Hive real time or near real time sync with ES

Dear All,
Have a scenario, I am successfully able to bring Hive table data to ES. At the same time when it comes to sync latest updated row data from same Hive table then there is a manual work required to get the updated table row data in Hive to bring it in ES under same index.
So is there any settings or parameters that we need to add/modify that will constantly look/watch for changes happening in Hive table and sync those with ES without manual intervention? Because when there are several processing/algorithms run on Big Data it's hard to manually keep track of updated data in Hive DB/Tables

Any pointers will be helpful

Hi @bharat1.

which tools you are using for fetching the data from hive to ES.

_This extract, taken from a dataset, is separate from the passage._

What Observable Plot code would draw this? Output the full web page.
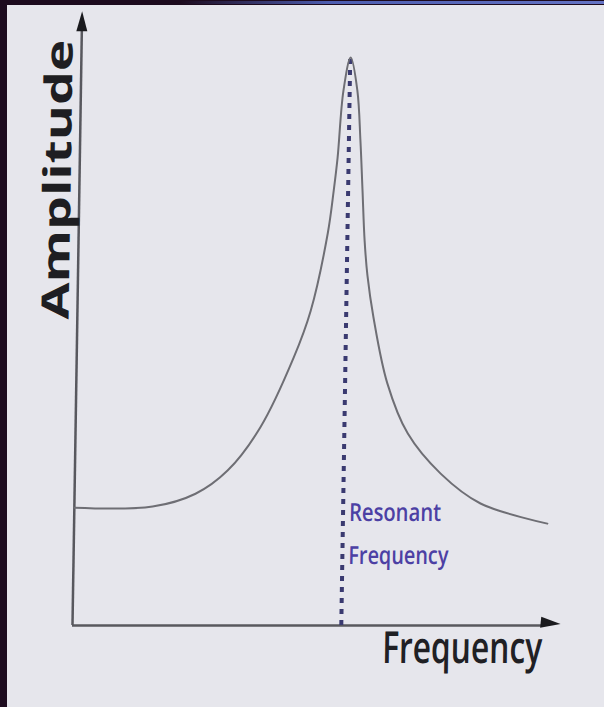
<!DOCTYPE html>
<html><head><meta charset="utf-8">
<script src="https://cdn.jsdelivr.net/npm/d3@7"></script>
<script src="https://cdn.jsdelivr.net/npm/@observablehq/plot@0.6"></script>
<style>
html,body{margin:0;padding:0;width:604px;height:707px;overflow:hidden;background:#1d0b1e;}
#edge{position:absolute;left:180px;top:1px;width:424px;height:3px;background:linear-gradient(to right, rgba(80,90,170,0), #4d5db0 35%, #6473c4);}
#panel{position:absolute;left:7px;top:5px;width:597px;height:702px;background:#e6e6ec;}
#panel svg{position:absolute;left:0;top:0;}
</style></head><body>
<div id="edge"></div>
<div id="panel"></div>
<script>
// Resonance curve (arbitrary units, 0–100 on both axes)
const frequency = [0, 16.3, 25.2, 31.8, 38.5, 45.2, 48.6, 51.9, 53.0, 53.7, 54.7, 56.1, 57.6, 58.4, 59.0, 59.6, 60.3, 61.7, 64.8, 69.2, 76.2, 84.6, 98.6];
const amplitude = [19.3, 19.5, 21.6, 25.4, 32.5, 43.9, 51.6, 64.3, 71.3, 76.7, 87.7, 93.1, 87.7, 79.5, 71.3, 63.1, 57.4, 50.5, 39.7, 31.5, 24.9, 20.0, 16.7];
const resonance = [56.0];
const resonancePeak = 93.1;
const yAxisLabel = "Amplitude";
const xAxisLabel = "Frequency";
const resonanceLabel = ["Resonant", "Frequency"];

const curve = frequency.map((f, i) => ({f, a: amplitude[i]}));

const arrowHead = {
  draw(ctx) {
    ctx.moveTo(0, -11);
    ctx.lineTo(5.5, 9);
    ctx.lineTo(-5.5, 9);
    ctx.closePath();
  }
};

const axisColor = "#58585e";

const chart = Plot.plot({
  width: 597,
  height: 702,
  marginLeft: 65,
  marginRight: 52,
  marginTop: 10,
  marginBottom: 82,
  x: {domain: [0, 100], axis: null},
  y: {domain: [0, 100], axis: null},
  style: {background: "transparent", overflow: "visible"},
  marks: [
    Plot.ruleX([0], {y1: 0, y2: 97.5, stroke: axisColor, strokeWidth: 2.5}),
    Plot.ruleY([0], {x1: 0, x2: 98, stroke: axisColor, strokeWidth: 2.5}),
    Plot.dot([[0, 98.9]], {x: d => d[0], y: d => d[1], symbol: arrowHead, fill: "#1a1a1e", stroke: "none", r: 5}),
    Plot.dot([[99.4, 0.4]], {x: d => d[0], y: d => d[1], symbol: arrowHead, fill: "#1a1a1e", stroke: "none", r: 5, rotate: 95}),
    Plot.ruleX(resonance, {y1: 0, y2: resonancePeak, stroke: "#3a3a70", strokeWidth: 4, strokeDasharray: "5 6"}),
    Plot.line(curve, {x: "f", y: "a", curve: "catmull-rom", stroke: "#6e6e74", strokeWidth: 2}),
    Plot.text([yAxisLabel], {frameAnchor: "left", dx: -21, dy: -141, rotate: -90, textAnchor: "middle", lineAnchor: "middle",
      fontFamily: "Open Sans", fontWeight: "bold", fontSize: 38, fill: "#1e1e22"}),
    Plot.text([xAxisLabel], {frameAnchor: "bottom-right", dx: -10, dy: 37, textAnchor: "end", lineAnchor: "bottom",
      fontFamily: "Open Sans", fontWeight: 600, fontSize: 44, fill: "#202024"}),
    Plot.text([resonanceLabel[0]], {x: resonance[0], y: 0, dx: 6, dy: -105, textAnchor: "start", lineAnchor: "bottom",
      fontFamily: "Open Sans", fontWeight: 600, fontSize: 25, fill: "#4c40a4"}),
    Plot.text([resonanceLabel[1]], {x: resonance[0], y: 0, dx: 6, dy: -62, textAnchor: "start", lineAnchor: "bottom",
      fontFamily: "Open Sans", fontWeight: 600, fontSize: 25, fill: "#4c40a4"})
  ]
});

d3.select(chart).selectAll("text").each(function() {
  const t = this.textContent;
  const el = d3.select(this);
  const fs = String(el.attr("font-size") || this.parentNode.getAttribute("font-size"));
  let L = null;
  if (t === "Amplitude") L = 280;
  else if (t === "Resonant") L = 92;
  else if (t === "Frequency") L = fs === "44" ? 160 : 100;
  if (L) el.attr("textLength", L).attr("lengthAdjust", "spacingAndGlyphs");
});

chart.style.transform = "skewX(-0.9deg)";
chart.style.transformOrigin = "65px 620px";
document.getElementById("panel").appendChild(chart);
</script>
</body></html>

are you using logstash or hadoop-elastic jars file?


Using hadoop-elastic jars

hI @bharat1.

if you are using hadoop_elastic jars then you have to create staging table and that staging table get new data from your another temp and you have to create another table that will point to elastic search index directly ....from staging table you have to use some sheduler to move data into pointed index table.

did you try with logstash?



Unfortunately, I'm not aware of any API's within Hive that would allow us to sync data between tables. It's important to remember that the Hive integration is exposed as a table, so the problem of syncing data between a Hive native table and the external ES-backed table is the same problem you might face when syncing two Hive native tables that have differing storage locations. Simply put- you'll need to either create some sort of tool that regularly exports data from one table to the other, or add some sort of ingestion logic that splits writes between the two tables.

This topic was automatically closed 28 days after the last reply. New replies are no longer allowed.